Menagerie de Creteur

A gator without a tail, a cub without a mama bear and more
Menagerie
Illustration by Lindsey Masterson

Did you have a cat or a dog while you were growing up? Maybe you had a couple, or if you were a particularly responsible child, you may have been entrusted with a fluffy bunny, a scaly reptile or an aquarium.

Not only did I have dogs, cats, bunnies, reptiles and aquariums, but my family was also host to birds, bears and baby alligators, oh my!

Our family menagerie began when a family friend asked if we could keep his dog for a week. According to my mother, that week turned into three months. Word spread fast, and every family friend, when in need of a pet sitter or halfway home while relocating from one house to another, would bring their pets to the Creteurs for the necessary length of time.

My parents quickly took to pet sitting and developed a particular love for aiding recovering animals or nursing motherless newborns. We made weekly visits to the pet store for supplies and soon became skilled as animal caregivers.

Stitches, a sun conure parrot, had been mercilessly attacked by other parrots at the pet store. We took him in, gave him his name owing to the sutures in his sewn-up behind and cared for him until he was adopted into a new, loving home.

Soon in our care was a newborn bear cub, motherless and requiring four daily hand-fed bottles of milk. The baby bear was with us for three weeks before returning to a more natural environment.

When a baby alligator lost its tail, it took up residence in my parents’ bathtub for a few weeks until it was ready to rejoin the wild.
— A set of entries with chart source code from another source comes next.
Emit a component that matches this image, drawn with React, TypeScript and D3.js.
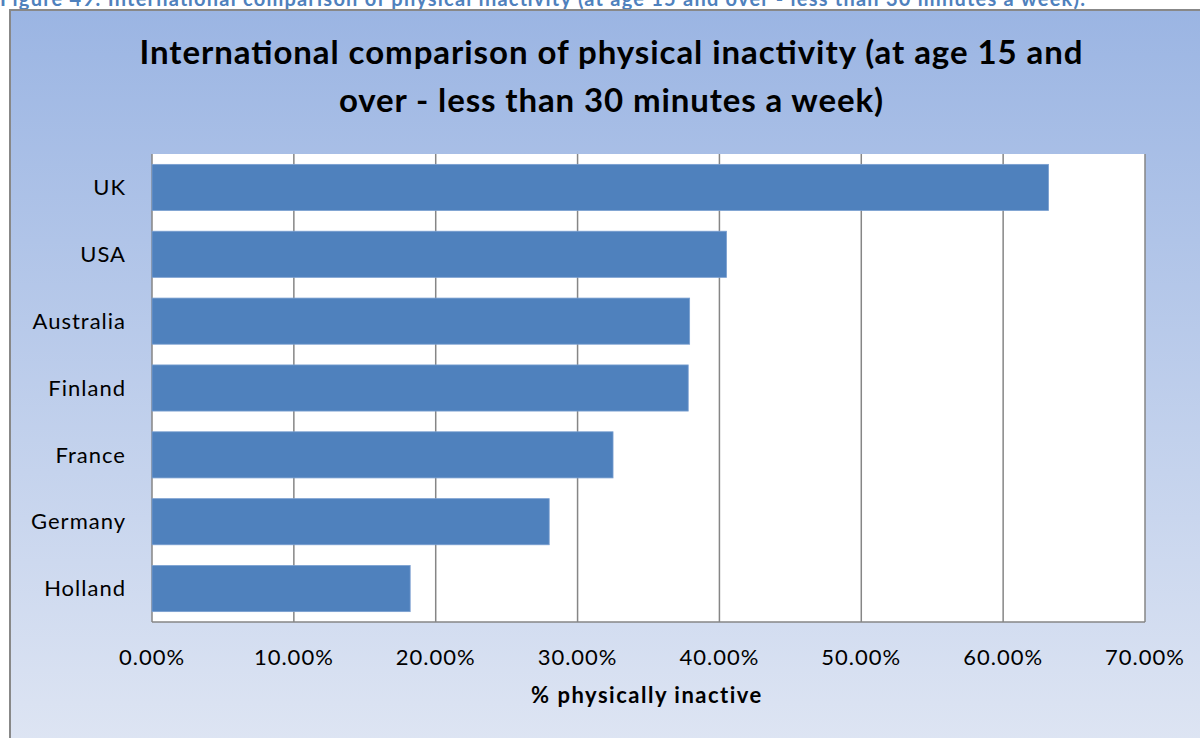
import * as d3 from "d3"
import { useEffect } from "react"

const countries = ["UK", "USA", "Australia", "Finland", "France", "Germany", "Holland"]
const inactive = [0.632, 0.405, 0.379, 0.378, 0.325, 0.28, 0.182]
const ticks = [0, 0.1, 0.2, 0.3, 0.4, 0.5, 0.6, 0.7]

const W = 1200
const H = 738
const font = "Lato, 'Open Sans', sans-serif"

export default function App() {
  useEffect(() => {
    document.body.style.margin = "0"
  }, [])

  const x = d3.scaleLinear().domain([0, 0.7]).range([152, 1145])
  const y = d3
    .scaleBand()
    .domain(countries)
    .range([154, 622])
    .paddingInner(0.31)
    .paddingOuter(0.155)

  const fmt = (v: number) => `${(v * 100).toFixed(2)}%`

  return (
    <svg width={W} height={H} style={{ display: "block" }}>
      <defs>
        <linearGradient id="bg" x1="0" y1="0" x2="0" y2="1">
          <stop offset="0%" stopColor="#9bb5e3" />
          <stop offset="100%" stopColor="#dee5f3" />
        </linearGradient>
      </defs>
      <rect width={W} height={H} fill="#fff" />
      <text
        x={0}
        y={6}
        fontFamily={font}
        fontWeight={700}
        fontSize={20}
        fill="#4f81bd"
        textLength={1085}
        lengthAdjust="spacing"
      >
        Figure 49: International comparison of physical inactivity (at age 15 and over - less than 30 minutes a week).
      </text>
      <rect x={10} y={10} width={W} height={H} fill="url(#bg)" stroke="#888" strokeWidth={2} />

      <text fontFamily={font} fontWeight={700} fontSize={33} textAnchor="middle" fill="#000">
        <tspan x={611} y={64} textLength={943} lengthAdjust="spacing">
          International comparison of physical inactivity (at age 15 and
        </tspan>
        <tspan x={611} y={112} textLength={544} lengthAdjust="spacing">
          over - less than 30 minutes a week)
        </tspan>
      </text>

      <rect x={152} y={154} width={993} height={468} fill="#fff" />
      {ticks.map((t) => (
        <line key={t} x1={x(t)} x2={x(t)} y1={154} y2={622} stroke="#868686" strokeWidth={1.5} />
      ))}
      <line x1={152} x2={1145} y1={622} y2={622} stroke="#868686" strokeWidth={1.5} />

      {countries.map((c, i) => (
        <rect
          key={c}
          x={x(0)}
          y={y(c)}
          width={x(inactive[i]) - x(0)}
          height={y.bandwidth()}
          fill="#4f81bd"
          stroke="#7a9fd0"
          strokeWidth={0.8}
        />
      ))}

      {countries.map((c) => (
        <text
          key={c}
          x={126}
          y={(y(c) ?? 0) + y.bandwidth() / 2}
          dy="0.35em"
          textAnchor="end"
          fontFamily={font}
          fontSize={22}
          letterSpacing={1}
          fill="#000"
        >
          {c}
        </text>
      ))}

      {ticks.map((t) => (
        <text
          key={t}
          x={x(t)}
          y={665}
          textAnchor="middle"
          fontFamily={font}
          fontSize={22}
          letterSpacing={1}
          fill="#000"
        >
          {fmt(t)}
        </text>
      ))}

      <text
        x={647}
        y={703}
        textAnchor="middle"
        fontFamily={font}
        fontWeight={700}
        fontSize={22}
        letterSpacing={1.5}
        fill="#000"
      >
        % physically inactive
      </text>
    </svg>
  )
}
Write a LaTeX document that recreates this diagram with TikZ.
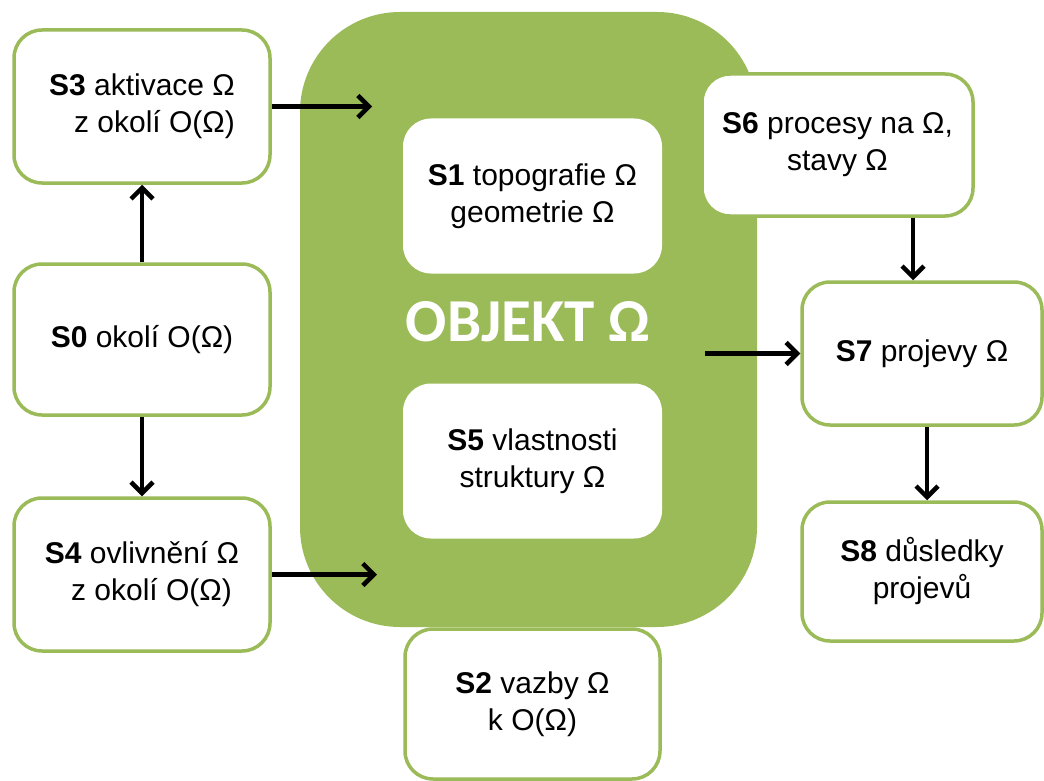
\documentclass[tikz,border=0pt]{standalone}
\usepackage{fontspec}
\setmainfont{Liberation Sans}
\newfontfamily\objfont{Carlito}
\usepackage{tikz}
\usetikzlibrary{positioning,arrows.meta}
\definecolor{olivegreen}{HTML}{9BBB59}
\tikzstyle{box}   = [rectangle, rounded corners=28pt, draw=olivegreen, line width=3.5pt, fill=white, minimum width=256pt, minimum height=153pt, align=center, font=\fontsize{30}{37}\selectfont]
\tikzstyle{inbox} = [box, draw=none, minimum width=259pt, minimum height=155pt]
\tikzstyle{arrow} = [line width=4.5pt, -{Straight Barb[length=11pt,width=22pt]}]

\begin{document}
\begin{tikzpicture}[x=1pt,y=-1pt]
    \useasboundingbox (0,0) rectangle (1044,781);

    % object
    \fill[olivegreen, rounded corners=100pt] (300,12) rectangle (757,627);
    \node[text=white, font=\objfont\bfseries\fontsize{61}{66}\selectfont] (obj) at (528,322) {OBJEKT Ω};

    \node[inbox] (S1) at (532.5,196) {\textbf{S1} topografie Ω\\geometrie Ω};
    \node[inbox] (S5) at (532.5,461) {\textbf{S5} vlastnosti\\struktury Ω};

    % surroundings
    \node[box] (S3) at (142,106.5) {\textbf{S3} aktivace Ω\\\hspace*{25pt}z okolí O(Ω)};
    \node[box, minimum height=151pt] (S0) at (142,339.5) {\textbf{S0} okolí O(Ω)};
    \node[box] (S4) at (142,574.5) {\textbf{S4} ovlivnění Ω\\\hspace*{19pt}z okolí O(Ω)};
    \node[box, minimum width=255pt, minimum height=150pt] (S2) at (532.5,704) {\textbf{S2} vazby Ω\\k O(Ω)};

    % manifestations
    \node[box, minimum width=271pt, minimum height=142pt] (S6) at (837.5,145) {\textbf{S6} procesy na Ω,\\stavy Ω};
    \node[box, minimum width=240pt, minimum height=143pt] (S7) at (922,353.5) {\textbf{S7} projevy Ω};
    \node[box, minimum width=240pt, minimum height=139pt] (S8) at (922,571.5) {\textbf{S8} důsledky\\projevů};

    \coordinate (in3) at (372,0);
    \coordinate (in4) at (377,0);
    \coordinate (out7) at (705,0);

    \draw[arrow] (S0.north) -- (S3.south);
    \draw[arrow] (S0.south) -- (S4.north);
    \draw[arrow] (S3.east) -- (S3.east -| in3);
    \draw[arrow] (S4.east) -- (S4.east -| in4);
    \draw[arrow] (S7.west -| out7) -- (S7.west);
    \draw[arrow] ([xshift=-9pt]S7.north |- S6.south) -- ([xshift=-9pt]S7.north);
    \draw[arrow] ([xshift=5pt]S7.south) -- ([xshift=5pt]S8.north);
\end{tikzpicture}
\end{document}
This is starting to sound like that children’s song:

I’m bringing home a baby crocodile,

Won’t my mama wear a great big smile!

I’m bringing home a baby crocodile …

Oh, ow! It bit me!

Have you ever awakened with a constrictor in your bed? We kept a half dozen snakes over the years, including king snakes Jafar and Elvis, boa constrictors Frick and Frack, Burmese python Monty and more, whose names have been lost to time. They were constantly finding ways to escape their terrariums and snuggle up with warm, sleeping humans.

Along with the snakes was another one of my favorite critters, George, a hairless rat. Any snake keeper requires a supply of rodents to feed the constricting reptiles, but George was not for feeding — he was a member of the family. His name recalled an iconic Looney Tunes episode in which a dopey abominable snowman takes in Bugs Bunny as a pet and says, “I will love him, and pet him and call him George!” And did we ever love and pet George.

Our traditional pets were finicky and a bit of a chore, but not much else compared to the demands made by four generations of parakeets or motherless newborn squirrels.

As an adult, I limit myself to cats.

Puss Puss, a tuxedo cat seemingly stuck in her adolescent years, is a rescue cat gifted to my father 12 years ago because she resembled a pet from his past. She is picky about who she spends her time with, but there was no waiting period with my dad, who was permanently disabled at 34 due to a virus that attacked his heart. Often bedridden for weeks or months at a time following surgeries, Dad was never without Puss Puss to watch over and warm him.

Since my father died, I don’t believe I have spent a night without her on my pillow, at my feet or on top of me. She views my typing on the keyboard as a waste of hand movement when I could be petting her instead. She is also sure to pay me a brief visit whenever I am on a video call.

Hosting a menagerie with my family was an exciting and fulfilling experience. I have saved a litter of puppies from heat stroke, assisted in the birth of numerous litters of kittens and syringe-fed many blanket-wrapped baby squirrels. I doubt those days are completely at an end, but for now, I am sufficiently happy to live with just Puss Puss keeping me company.